Major shift in media strategy
For Van Heusen, the deal represents a major philosophical shift in its approach to marketing. For years, the company's ad budget has been dominated by print fashion titles. As recently as two years ago, according to Phillips-Van Heusen Chief Marketing Officer Mike Kelly, the company was spending as much as 80% of its ad budget on fashion books. This year, those books won't even get the biggest slice of the spending pie, as he expects sports to grab more than 50% of Van Heusen's ad outlay.
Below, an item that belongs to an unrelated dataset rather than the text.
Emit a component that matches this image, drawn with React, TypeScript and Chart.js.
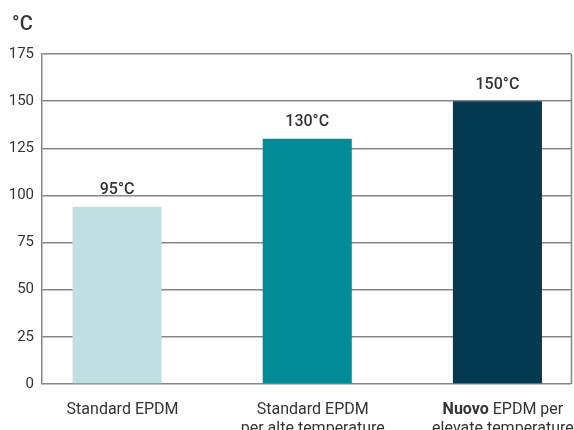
import React, { useEffect, useRef } from "react";
import { Chart, registerables } from "chart.js";

Chart.register(...registerables);

const categoryLines: { bold: string; rest: string }[][] = [
  [{ bold: "", rest: "Standard EPDM" }],
  [{ bold: "", rest: "Standard EPDM" }, { bold: "", rest: "per alte temperature" }],
  [{ bold: "Nuovo", rest: " EPDM per" }, { bold: "", rest: "elevate temperature" }],
];
const values = [94, 130, 150];
const valueLabels = ["95°C", "130°C", "150°C"];
const barColors = ["#c0dfe3", "#008b97", "#033a52"];
const yTicks = [0, 25, 50, 75, 100, 125, 150, 175];
const unitLabel = "°C";

const FONT = "Roboto";
const GRID = "#858585";
const TEXT = "#333333";

export default function App() {
  const ref = useRef<HTMLCanvasElement | null>(null);

  useEffect(() => {
    document.body.style.margin = "0";
    const canvas = ref.current;
    if (!canvas) return;

    const overlay = {
      id: "overlay",
      afterDraw(chart: any) {
        const ctx = chart.ctx as CanvasRenderingContext2D;
        const area = chart.chartArea;
        ctx.save();
        // right border
        ctx.strokeStyle = GRID;
        ctx.lineWidth = 1.5;
        ctx.beginPath();
        ctx.moveTo(area.right + 0.5, area.top);
        ctx.lineTo(area.right + 0.5, area.bottom);
        ctx.stroke();

        // unit title
        ctx.fillStyle = TEXT;
        ctx.font = `500 20px ${FONT}`;
        ctx.textAlign = "left";
        ctx.textBaseline = "alphabetic";
        ctx.fillText(unitLabel, 12, 30);

        // value labels
        const meta = chart.getDatasetMeta(0);
        ctx.font = `500 16px ${FONT}`;
        ctx.textAlign = "center";
        meta.data.forEach((el: any, i: number) => {
          ctx.fillText(valueLabels[i], el.x, el.y - 12.5);
        });

        // category labels
        meta.data.forEach((el: any, i: number) => {
          const lines = categoryLines[i];
          lines.forEach((ln, j) => {
            const y = area.bottom + 30 + j * 18.5;
            ctx.font = `bold 16px ${FONT}`;
            const wb = ln.bold ? ctx.measureText(ln.bold).width : 0;
            ctx.font = `400 16px ${FONT}`;
            const wr = ctx.measureText(ln.rest).width;
            const cx = el.x + 5.5;
            let x = cx - (wb + wr) / 2;
            ctx.textAlign = "left";
            if (ln.bold) {
              ctx.font = `bold 16px ${FONT}`;
              ctx.fillText(ln.bold, x, y);
              x += wb;
            }
            ctx.font = `400 16px ${FONT}`;
            ctx.fillText(ln.rest, x, y);
          });
        });
        ctx.restore();
      },
    };

    const chart = new Chart(canvas, {
      type: "bar",
      data: {
        datasets: [
          {
            data: values.map((v, i) => ({ x: i, y: v })),
            backgroundColor: barColors,
            borderWidth: 0,
            barPercentage: 89 / 190,
            categoryPercentage: 1,
          },
        ],
      },
      options: {
        responsive: false,
        animation: false,
        layout: { padding: { top: 54, right: 3, bottom: 46, left: 0 } },
        plugins: {
          legend: { display: false },
          tooltip: { enabled: false },
          title: { display: false },
        },
        scales: {
          x: {
            type: "linear",
            display: false,
            offset: false,
            min: -75 / 190,
            max: 453.5 / 190 + 0,
            afterBuildTicks: (scale: any) => {
              scale.ticks = values.map((_, i) => ({ value: i }));
            },
          },
          y: {
            min: yTicks[0],
            max: yTicks[yTicks.length - 1],
            afterFit: (scale: any) => {
              scale.width = 42;
            },
            afterBuildTicks: (scale: any) => {
              scale.ticks = yTicks.map((v) => ({ value: v }));
            },
            ticks: {
              color: TEXT,
              padding: 8,
              font: { family: FONT, size: 15, weight: "400" },
            },
            grid: {
              color: GRID,
              lineWidth: 1.5,
              drawTicks: false,
            },
            border: { display: true, color: GRID, width: 1.5 },
          },
        },
      },
      plugins: [overlay],
    } as any);

    return () => chart.destroy();
  }, []);

  return (
    <div style={{ position: "absolute", left: 0, top: 0, width: 574, height: 430, background: "#fff" }}>
      <canvas ref={ref} width={574} height={430} style={{ width: 574, height: 430, display: "block" }} />
    </div>
  );
}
"We'd been concerned that the fashion-print model was becoming less and less effective," said Mr. Kelly. "Our research showed that our target's interest was sports, sports, sports, and then maybe news, and pretty much in that order."

And an aggressive move into sports by Phillips-Van Heusen subsidiary Izod eased any remaining doubts that the sports sector ought to be a priority. Izod, like Van Heusen, had been primarily a fashion advertiser, but after seeing a positive return from major sports deals such as securing naming rights for the Meadowlands Arena and sponsoring IndyCar racing, has shifted more heavily into sports. Mr. Kelly said Izod's success was critical, internally, in selling a more sports-centric strategy for Van Heusen as well. So, knowing that it would want a substantial retail activation component for whichever program it pursued, Van Heusen agreed to partner with JC Penney, which had also been casting about for ways to better target and engage men, on a sports initiative.

Still, Van Heusen and JC Penney do risk a potential backlash if the fan's choice doesn't pass muster with the pro football writers who wield the votes that count. But executives at Penney and Van Heusen said they welcomed being associated with what they hope will be a hearty debate that will expand the Hall of Fame's reach.

The deal also calls for major retail displays within JC Penney stores, and appearances at NFL stadiums by Hall of Famers such as Dick Butkus, Lynn Swann and Gale Sayers, who will promote not only the fan voting but also, in an effort to spark debate, their own choices.

"That's what's great about sports," said Bill Getner, VP-men's marketing at J.C. Penney. "There's going to be that debate."

Blanketing sports media
The arguing certainly won't lack for exposure. All told, The Van Heusen Pro Football Hall of Fame Fan's Choice campaign will be featured in ads running a variety of media including broadcast such as "ESPN Monday Night Football," NFL Network, ESPN Radio's "Mike & Mike" program; print such as The New York Times; an 80-by-60-foot Times Square billboard at 42nd and Broadway; and on the web including ESPN.com, NFL.com, Yahoo.com, AskMen.com, Brash.com and Facebook. The NFL Network will also air four specials devoted to the Hall of Fame.

The companies became aware of the opportunity with the Hall of Fame's new enterprises unit because the president of Van Heusen's licensing division, Kenneth Wyse, was a friend and high-school classmate of the Hall of Fame's Mr. Veras, who let him know about the company's interest in new sports deals.

"That's how it happened," chuckled Mr. Veras.

And while this is the first major sponsorship deal for the Hall of Fame, Mr. Veras made it clear he does not expect it to be the last. The Hall is currently looking at finding sponsors for its enshrinement week and for a Hall of Fame events platform.